FGV posts profit in Q3

23 Nov 2017 / 21:06 H.

    PETALING JAYA: Felda Global Ventures Holdings Bhd (FGV), which FGV returned to the black for the third quarter ended Sept 30, 2017, foresees slightly lower crude palm oil (CPO) prices of between RM2,500 and RM2,700 per tonne moving into the first half of 2018.
    This is due to market competition from rival soybean oil and the recovery in production for oil palm plantations, said group president and CEO Datuk Zakaria Arshad at a media briefing today in conjunction with the release of FGV’s third-quarter results. It was his first press conference after his return from a more than four month long leave of absence.

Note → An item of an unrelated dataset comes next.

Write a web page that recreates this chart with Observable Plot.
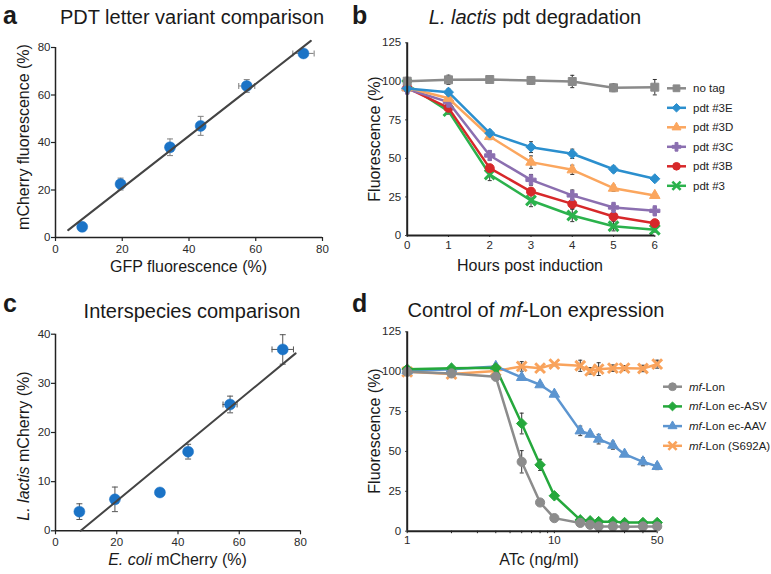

    For the fourth quarter of 2017, CPO prices are projected to be in the range of RM2,600 to RM2,800 per tonne.
    FGV reported a net profit of RM38.77 million for the third quarter against a net loss of RM73.61 million in the previous corresponding period, driven by lower cost of sales and operating expenses. Its revenue for the quarter declined 1% to RM4.15 billion from RM4.19 billion a year ago.
    The group has proposed an interim dividend of 5 sen per share for the quarter under review.
    For the first nine months of the year, FGV registered a net profit of RM67.15 million versus a net loss of RM80.99 million in the same period last year. Revenue came in at RM12.7 billion, 5% higher than the RM12.09 billion it made a year ago.
    FGV’s plantation profit surged to RM255.13 million for the financial period ended Sept 30, 2017 from a loss of RM30.41 million in the previous year, due to higher crude palm oil (CPO) sales margin on the back of higher average CPO price realised of RM2,820 per tonne compared with RM2,458 per tonne in 2016.
    On India’s recent move to lift import tax on CPO from 15% to 30%, Zakaria believes it will only have a short-term impact as India is expected to eventually look for cheaper oil. FGV’s CPO exports to India account for 10% to 12% of the group’s total production.
    Nonetheless, FGV told Bursa Malaysia today that it had terminated the memorandum of understanding (MoU) with Trimex Industries Private Ltd for the purpose of exploring the possibility of supplying and distributing FGV’s palm oil to the Indian market.
    Commenting on the long outstanding debts of US$8.3 million (RM35.4 million) owed by SafitexTrading LLC, Zakaria said the group is striving to recover all the sum owed to FGV, but no timeline has been set for the matter.
    Zakaria said FGV has registered 13% take-up of its voluntary separation scheme (VSS), which was extended to 236 senior managers, as part of its manpower optimisation and frugal cost management exercise. FGV’s target is to achieve 15% take-up and those who stay will also see a 15% cut in allowances.
    “The first stage is for senior management, now the second stage is ongoing, we try to reduce the number of staff in rubber, engineering and property segments.”
    Zakaria said the group is in talks to acquire greenfield land, preferably in Kalimantan, Indonesia.
    On the likelihood of La Nina, which will bring heavy rainfall, FGV plantation sector COO S. Palaniappan said the group does not expect a significant impact and it will not be as severe as El Nino.
    By year-end, eight of FGV mills will be RSPO-certified and it is on track to have RSPO certification for all of its mills by 2020.
    FGV’s share price closed 5 sen or 2.8% higher at RM1.84 today, with some 4.15 million shares changing hands.